Stand-out Author: Anne Lamott

I’m doing a series featuring authors whose books were 2012 Sonderbooks Stand-outs who have appeared on my lists in the past. It turns out a lot of names turn up multiple times. It’s not that I’m biased — it’s that these people write wonderful books.

Anne Lamott is today’s featured author, with 5 Sonderbooks Stand-outs, all Nonfiction. (And she’s the first Nonfiction author I’m featuring.) I find her interesting, because I first discovered her through her classic on writing, Bird by Bird, long before I started writing Sonderbooks. Over the years, she began writing about faith about the same time I became a lot less rigid in my beliefs.
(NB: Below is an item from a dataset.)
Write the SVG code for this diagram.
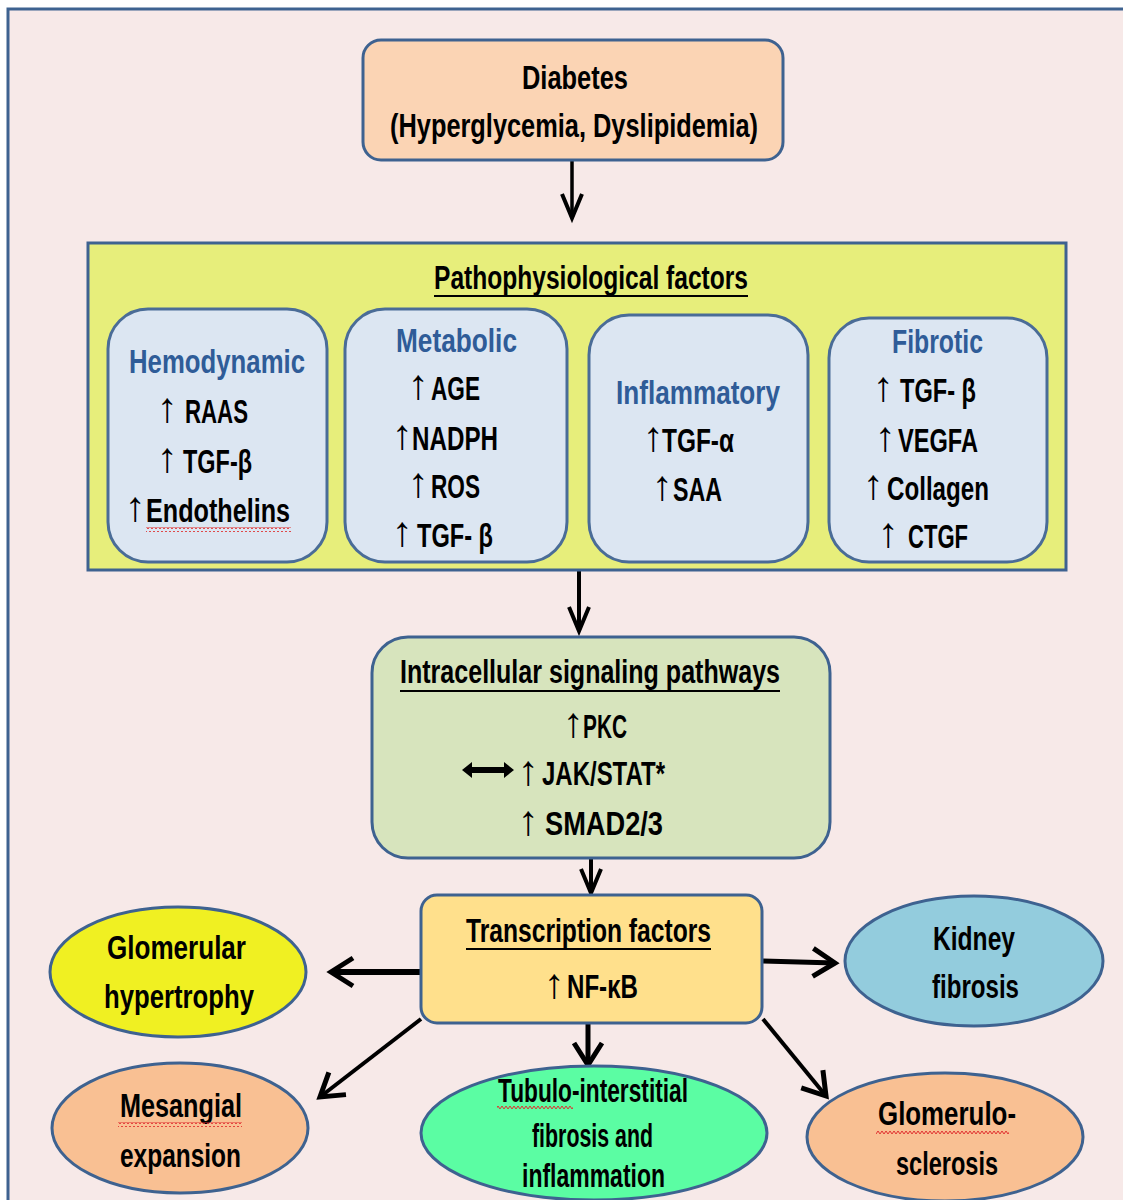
<svg xmlns="http://www.w3.org/2000/svg" width="1123" height="1200" viewBox="0 0 1123 1200">
<defs>
<style>
.t{font-family:"Liberation Sans Narrow","Liberation Sans",Arial,sans-serif;font-weight:bold;font-size:34px;fill:#000}
.h{fill:#2F5C98}
.ar{font-family:"Liberation Sans",Arial,sans-serif;font-weight:normal;font-size:42px}
.box{stroke:#3E6290;stroke-width:3}
.sub{fill:#DCE6F2;stroke:#4A6C97;stroke-width:3}
.ul{stroke:#000;stroke-width:2}
.c{stroke:#000;fill:none}
.sq{fill:url(#squig)}
</style>
<marker id="ah" markerUnits="userSpaceOnUse" markerWidth="40" markerHeight="40" viewBox="-30 -20 40 40" refX="0" refY="0" orient="auto">
<path d="M-22,-14 L0,0 L-22,14" fill="none" stroke="#000" stroke-width="5" stroke-linejoin="miter"/>
</marker>
<marker id="ahs" markerUnits="userSpaceOnUse" markerWidth="40" markerHeight="40" viewBox="-30 -20 40 40" refX="0" refY="0" orient="auto">
<path d="M-24,-10 L0,0 L-24,10" fill="none" stroke="#000" stroke-width="4" stroke-linejoin="miter"/>
</marker>
<pattern id="squig" patternUnits="userSpaceOnUse" width="4" height="5" x="0" y="0">
<path d="M0,4 L2,1 L4,4" fill="none" stroke="#E03030" stroke-width="1"/>
</pattern>
</defs>

<rect x="0" y="0" width="1123" height="1200" fill="#FFFFFF"/>
<rect id="frame" x="8" y="9" width="1130" height="1210" fill="#F7E9E8" stroke="#3E6290" stroke-width="3"/>

<g id="connectors">
<line class="c" x1="572" y1="160" x2="572" y2="218" stroke-width="3.5" marker-end="url(#ahs)"/>
<line class="c" x1="579" y1="571" x2="579" y2="631" stroke-width="4" marker-end="url(#ahs)"/>
<line class="c" x1="591" y1="859" x2="591" y2="893" stroke-width="4" marker-end="url(#ahs)"/>
<line class="c" x1="420" y1="972" x2="331" y2="972" stroke-width="6" marker-end="url(#ah)"/>
<line class="c" x1="763" y1="961" x2="835" y2="963" stroke-width="5" marker-end="url(#ah)"/>
<line class="c" x1="588" y1="1023" x2="588" y2="1065" stroke-width="5" marker-end="url(#ah)"/>
<line class="c" x1="421" y1="1019" x2="320" y2="1097" stroke-width="4" marker-end="url(#ah)"/>
<line class="c" x1="763" y1="1019" x2="826" y2="1096" stroke-width="4" marker-end="url(#ah)"/>
</g>

<g id="diabetes">
<rect class="box" x="363" y="40" width="420" height="120" rx="18" fill="#FBD4B4"/>
<text class="t" x="522" y="89" font-size="36" textLength="106" lengthAdjust="spacingAndGlyphs">Diabetes</text>
<text class="t" x="390" y="137" font-size="36" textLength="368" lengthAdjust="spacingAndGlyphs">(Hyperglycemia, Dyslipidemia)</text>
</g>

<g id="pathophysiological">
<rect class="box" x="88" y="243" width="978" height="327" fill="#E7EE7B"/>
<text class="t" x="434" y="289" textLength="314" lengthAdjust="spacingAndGlyphs">Pathophysiological factors</text>
<line class="ul" x1="434" y1="296" x2="748" y2="296"/>
</g>

<g id="hemodynamic">
<rect class="sub" x="108" y="309" width="219" height="253" rx="40"/>
<text class="t h" x="129" y="373" textLength="176" lengthAdjust="spacingAndGlyphs">Hemodynamic</text>
<text class="t"><tspan class="ar" x="156.5" y="422">↑</tspan><tspan x="185" y="423" textLength="63" lengthAdjust="spacingAndGlyphs">RAAS</tspan></text>
<text class="t"><tspan class="ar" x="156.5" y="472">↑</tspan><tspan x="183" y="473" textLength="69" lengthAdjust="spacingAndGlyphs">TGF-β</tspan></text>
<text class="t"><tspan class="ar" x="124.5" y="521">↑</tspan><tspan x="146" y="522" textLength="144" lengthAdjust="spacingAndGlyphs">Endothelins</tspan></text>
<rect class="sq" x="146" y="527" width="145" height="5"/>
</g>

<g id="metabolic">
<rect class="sub" x="345" y="309" width="222" height="253" rx="40"/>
<text class="t h" x="396" y="352" textLength="121" lengthAdjust="spacingAndGlyphs">Metabolic</text>
<text class="t"><tspan class="ar" x="407.5" y="399">↑</tspan><tspan x="431" y="400" textLength="49" lengthAdjust="spacingAndGlyphs">AGE</tspan></text>
<text class="t"><tspan class="ar" x="391.5" y="449">↑</tspan><tspan x="412" y="450" textLength="86" lengthAdjust="spacingAndGlyphs">NADPH</tspan></text>
<text class="t"><tspan class="ar" x="407.5" y="497">↑</tspan><tspan x="431" y="498" textLength="49" lengthAdjust="spacingAndGlyphs">ROS</tspan></text>
<text class="t"><tspan class="ar" x="391.5" y="546">↑</tspan><tspan x="417" y="547" textLength="76" lengthAdjust="spacingAndGlyphs">TGF- β</tspan></text>
</g>

<g id="inflammatory">
<rect class="sub" x="589" y="315" width="219" height="247" rx="40"/>
<text class="t h" x="616" y="404" textLength="164" lengthAdjust="spacingAndGlyphs">Inflammatory</text>
<text class="t"><tspan class="ar" x="642.5" y="451">↑</tspan><tspan x="662" y="452" textLength="72" lengthAdjust="spacingAndGlyphs">TGF-α</tspan></text>
<text class="t"><tspan class="ar" x="651.5" y="500">↑</tspan><tspan x="673" y="501" textLength="49" lengthAdjust="spacingAndGlyphs">SAA</tspan></text>
</g>

<g id="fibrotic">
<rect class="sub" x="829" y="318" width="218" height="244" rx="40"/>
<text class="t h" x="892" y="353" textLength="91" lengthAdjust="spacingAndGlyphs">Fibrotic</text>
<text class="t"><tspan class="ar" x="872.5" y="401">↑</tspan><tspan x="900" y="402" textLength="76" lengthAdjust="spacingAndGlyphs">TGF- β</tspan></text>
<text class="t"><tspan class="ar" x="874.5" y="451">↑</tspan><tspan x="898" y="452" textLength="80" lengthAdjust="spacingAndGlyphs">VEGFA</tspan></text>
<text class="t"><tspan class="ar" x="862.5" y="499">↑</tspan><tspan x="887" y="500" textLength="102" lengthAdjust="spacingAndGlyphs">Collagen</tspan></text>
<text class="t"><tspan class="ar" x="877.5" y="547">↑</tspan><tspan x="908" y="548" textLength="60" lengthAdjust="spacingAndGlyphs">CTGF</tspan></text>
</g>

<g id="intracellular">
<rect class="box" x="372" y="637" width="458" height="221" rx="36" fill="#D7E4BD"/>
<text class="t" x="400" y="683" textLength="380" lengthAdjust="spacingAndGlyphs">Intracellular signaling pathways</text>
<line class="ul" x1="400" y1="691" x2="780" y2="691"/>
<text class="t"><tspan class="ar" x="562.5" y="737">↑</tspan><tspan x="583" y="738" textLength="44" lengthAdjust="spacingAndGlyphs">PKC</tspan></text>
<polygon points="462,770 472,762 472,767 504,767 504,762 514,770 504,778 504,773 472,773 472,778" fill="#000"/>
<text class="t"><tspan class="ar" x="517.5" y="785">↑</tspan><tspan x="542" y="785" textLength="123" lengthAdjust="spacingAndGlyphs">JAK/STAT*</tspan></text>
<text class="t"><tspan class="ar" x="517.5" y="835">↑</tspan><tspan x="545" y="835" textLength="118" lengthAdjust="spacingAndGlyphs">SMAD2/3</tspan></text>
</g>

<g id="transcription">
<rect class="box" x="421" y="895" width="341" height="128" rx="16" fill="#FFE08C"/>
<text class="t" x="466" y="942" textLength="245" lengthAdjust="spacingAndGlyphs">Transcription factors</text>
<line class="ul" x1="466" y1="949" x2="711" y2="949"/>
<text class="t"><tspan class="ar" x="543.5" y="998">↑</tspan><tspan x="567" y="998" textLength="71" lengthAdjust="spacingAndGlyphs">NF-κB</tspan></text>
</g>

<g id="glomerular-hypertrophy">
<ellipse class="box" cx="178" cy="972" rx="128" ry="65" fill="#F0F022"/>
<text class="t" x="107" y="959" textLength="139" lengthAdjust="spacingAndGlyphs">Glomerular</text>
<text class="t" x="104" y="1008" textLength="150" lengthAdjust="spacingAndGlyphs">hypertrophy</text>
</g>

<g id="mesangial-expansion">
<ellipse class="box" cx="180" cy="1128" rx="128" ry="65" fill="#F9C093"/>
<text class="t" x="120" y="1117" textLength="122" lengthAdjust="spacingAndGlyphs">Mesangial</text>
<rect class="sq" x="118" y="1122" width="124" height="5"/>
<text class="t" x="120" y="1167" textLength="121" lengthAdjust="spacingAndGlyphs">expansion</text>
</g>

<g id="tubulo-interstitial">
<ellipse class="box" cx="594" cy="1133" rx="173" ry="67" fill="#5BFDA3"/>
<text class="t" x="498" y="1102" textLength="190" lengthAdjust="spacingAndGlyphs">Tubulo-interstitial</text>
<rect class="sq" x="497" y="1106" width="76" height="5"/>
<text class="t" x="532" y="1147" textLength="121" lengthAdjust="spacingAndGlyphs">fibrosis and</text>
<text class="t" x="522" y="1187" textLength="143" lengthAdjust="spacingAndGlyphs">inflammation</text>
</g>

<g id="kidney-fibrosis">
<ellipse class="box" cx="974" cy="961" rx="129" ry="65" fill="#93CCDD"/>
<text class="t" x="933" y="950" textLength="82" lengthAdjust="spacingAndGlyphs">Kidney</text>
<text class="t" x="932" y="998" textLength="87" lengthAdjust="spacingAndGlyphs">fibrosis</text>
</g>

<g id="glomerulosclerosis">
<ellipse class="box" cx="945" cy="1137" rx="138" ry="64" fill="#F9C093"/>
<text class="t" x="878" y="1125" textLength="138" lengthAdjust="spacingAndGlyphs">Glomerulo-</text>
<rect class="sq" x="876" y="1131" width="133" height="5"/>
<text class="t" x="896" y="1175" textLength="102" lengthAdjust="spacingAndGlyphs">sclerosis</text>
</g>
</svg>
So we were coming from opposite directions, but we meet in a place where her books on faith exactly speak to my heart.

I read it before I ever wrote Sonderbooks, but Bird by Bird was still a 2004 Sonderbooks Stand-out, because I did a category for Nonfiction Old Favorites, and it was #3.

2005 was the year I first read a book by her on faith, Plan B: Further Thoughts on Faith. I liked it so much, it was #1 in the “Musings” category of my 2005 Sonderbooks Stand-outs. Reading some of the quotations I selected, I still love them! Like these:

Everyone has been having a hard time with life this year; not with all of it, just the waking hours. Being awake is the one real fly in the ointment—but it is also when solutions come to us.
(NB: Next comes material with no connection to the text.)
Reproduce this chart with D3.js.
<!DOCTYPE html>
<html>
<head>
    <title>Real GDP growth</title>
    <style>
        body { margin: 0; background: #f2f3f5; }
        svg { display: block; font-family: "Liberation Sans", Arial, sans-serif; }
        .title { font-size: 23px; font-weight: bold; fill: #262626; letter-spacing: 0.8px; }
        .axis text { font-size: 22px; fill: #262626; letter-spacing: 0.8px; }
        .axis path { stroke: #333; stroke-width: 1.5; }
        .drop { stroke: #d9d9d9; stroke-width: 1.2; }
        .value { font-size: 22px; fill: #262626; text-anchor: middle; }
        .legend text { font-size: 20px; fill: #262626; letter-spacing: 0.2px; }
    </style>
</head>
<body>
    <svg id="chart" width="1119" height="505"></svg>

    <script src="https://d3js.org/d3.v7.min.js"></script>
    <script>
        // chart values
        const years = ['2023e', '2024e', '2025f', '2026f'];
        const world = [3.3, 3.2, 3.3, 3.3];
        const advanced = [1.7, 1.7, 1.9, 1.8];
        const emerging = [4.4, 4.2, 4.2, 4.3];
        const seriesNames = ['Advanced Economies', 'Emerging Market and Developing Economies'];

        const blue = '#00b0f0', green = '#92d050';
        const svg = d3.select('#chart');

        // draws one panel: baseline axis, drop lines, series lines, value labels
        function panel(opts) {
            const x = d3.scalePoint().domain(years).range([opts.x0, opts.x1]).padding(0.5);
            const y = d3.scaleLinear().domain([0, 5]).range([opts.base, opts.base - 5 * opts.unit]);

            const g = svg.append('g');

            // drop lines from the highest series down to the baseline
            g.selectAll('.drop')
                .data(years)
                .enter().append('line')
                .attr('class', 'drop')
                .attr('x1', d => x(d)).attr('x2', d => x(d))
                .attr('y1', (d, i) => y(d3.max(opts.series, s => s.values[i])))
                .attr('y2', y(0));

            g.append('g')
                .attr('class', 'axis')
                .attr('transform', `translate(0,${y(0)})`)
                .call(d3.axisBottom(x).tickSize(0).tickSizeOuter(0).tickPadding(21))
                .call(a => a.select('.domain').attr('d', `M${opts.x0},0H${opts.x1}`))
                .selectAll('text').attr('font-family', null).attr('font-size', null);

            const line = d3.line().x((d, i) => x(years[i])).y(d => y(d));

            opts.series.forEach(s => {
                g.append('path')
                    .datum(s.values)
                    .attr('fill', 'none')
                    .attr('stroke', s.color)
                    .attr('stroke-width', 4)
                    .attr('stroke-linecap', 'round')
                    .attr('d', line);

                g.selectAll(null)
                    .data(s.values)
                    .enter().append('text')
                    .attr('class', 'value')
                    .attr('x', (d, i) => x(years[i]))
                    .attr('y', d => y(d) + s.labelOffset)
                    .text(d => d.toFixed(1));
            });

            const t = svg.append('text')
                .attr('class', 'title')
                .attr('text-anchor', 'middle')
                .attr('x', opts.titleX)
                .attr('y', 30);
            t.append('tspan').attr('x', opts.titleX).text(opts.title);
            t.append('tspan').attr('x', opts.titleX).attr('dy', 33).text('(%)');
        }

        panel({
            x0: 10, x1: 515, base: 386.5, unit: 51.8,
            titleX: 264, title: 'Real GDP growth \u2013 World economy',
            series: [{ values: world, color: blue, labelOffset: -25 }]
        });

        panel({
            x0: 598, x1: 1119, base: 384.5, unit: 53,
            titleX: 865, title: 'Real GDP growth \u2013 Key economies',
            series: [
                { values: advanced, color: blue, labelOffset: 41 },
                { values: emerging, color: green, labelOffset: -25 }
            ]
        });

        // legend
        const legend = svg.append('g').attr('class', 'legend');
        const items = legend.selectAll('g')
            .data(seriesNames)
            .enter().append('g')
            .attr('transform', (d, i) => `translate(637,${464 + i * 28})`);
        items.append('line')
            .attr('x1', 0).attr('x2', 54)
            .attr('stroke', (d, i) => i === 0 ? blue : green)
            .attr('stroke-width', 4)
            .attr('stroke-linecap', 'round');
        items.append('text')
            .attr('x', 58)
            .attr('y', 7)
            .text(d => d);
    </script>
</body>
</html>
But Jesus kept harping on forgiveness and loving ones enemies, so I decided to try. Why couldn’t Jesus command us to obsess about everything, to try to control and manipulate people, to try not to breathe at all, or to pay attention, stomp away to brood when people annoy us, and then eat a big bag of Hershey’s Kisses in bed?

In my 2007 Sonderbooks Stand-outs, that year when (Alas!) I didn’t get everything reviewed, her book Grace (Eventually) was #3 in Christian Nonfiction.

And then, of course this year she had not one but two 2012 Sonderbooks Stand-outs, #2 in Nonfiction: Personal Stories, Some Assembly Required, a wonderful journal of her grandson’s first year, which goes well with the book I read years ago about her son’s first year. (HOW did her son and my son grow up so fast?)

And she also had another #1 choice, in Other Nonfiction: That wonderful book on prayer, Help Thanks Wow: The Three Essential Prayers. This one’s quick reading, but will make you laugh and think and pray. Here’s another little snippet:

Prayer is taking a chance that against all odds and past history, we are loved and chosen, and do not have to get it together before we show up.

There you have it, another Favorite Author. Her books make me look at the world with a little more humor, love, and joy.